Syed creates a bulleted suggestion list when there is “disagreement with expectations.”

1. Create comfort.

2. Briefly mention “higher order concerns”

3. Praise—Something specific—so confidence is boosted—Everyone likes compliments + builds comfort

4. Address the concern

If writer disagrees show genuine interest, ask why . . .

Talk about it so it is “addressed”

Try again (use “Polite Persistence”) to help the writer see “errors”

Syed probably puts
errors
into quotation marks because we have made an effort to avoid this word since its translation into Spanish is a word with strong negative connotations. We are more likely to stress correctness than use the word
errors
for usages that many would consider nonstandard.

Common responses to the writing prompt include listening and asking genuine questions and respecting the writer’s priorities by agreeing to work on what they value most, but also mentioned is incorporating minilessons on structure, organization, and other global issues while working on grammar or usage.

Our tutors must understand that what seems to them to be a first-order concern (the text is not doing what the assignment asks) might not be a first-order concern for the writer (I need help with correctness). Like Nancy
Grimm (2011)
, we attempt to make less of a distinction between HOCs and LOCs.
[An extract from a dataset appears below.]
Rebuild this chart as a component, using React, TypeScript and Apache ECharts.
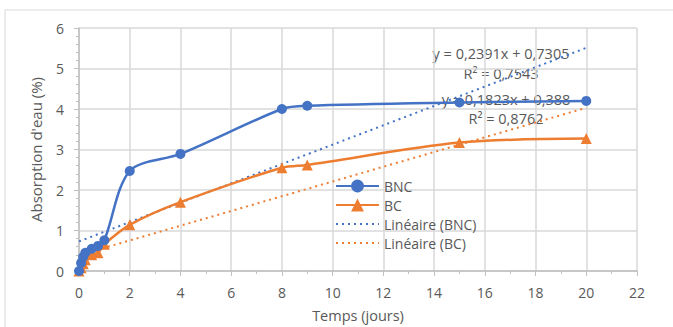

However, navigating this continuum of being nondirective and directive requires continual reflection. Some videos show tutors not encouraging students to read their papers aloud, not reading the entire essay, and making changes on the students’ papers or computers. And although each session is different and we avoid mandating that a tutor should never mark on a student’s paper, these examples lead to discussions in our weekly staff meetings about other possible methods, like the practice of taking notes on a separate sheet of paper that can be shared with the writer.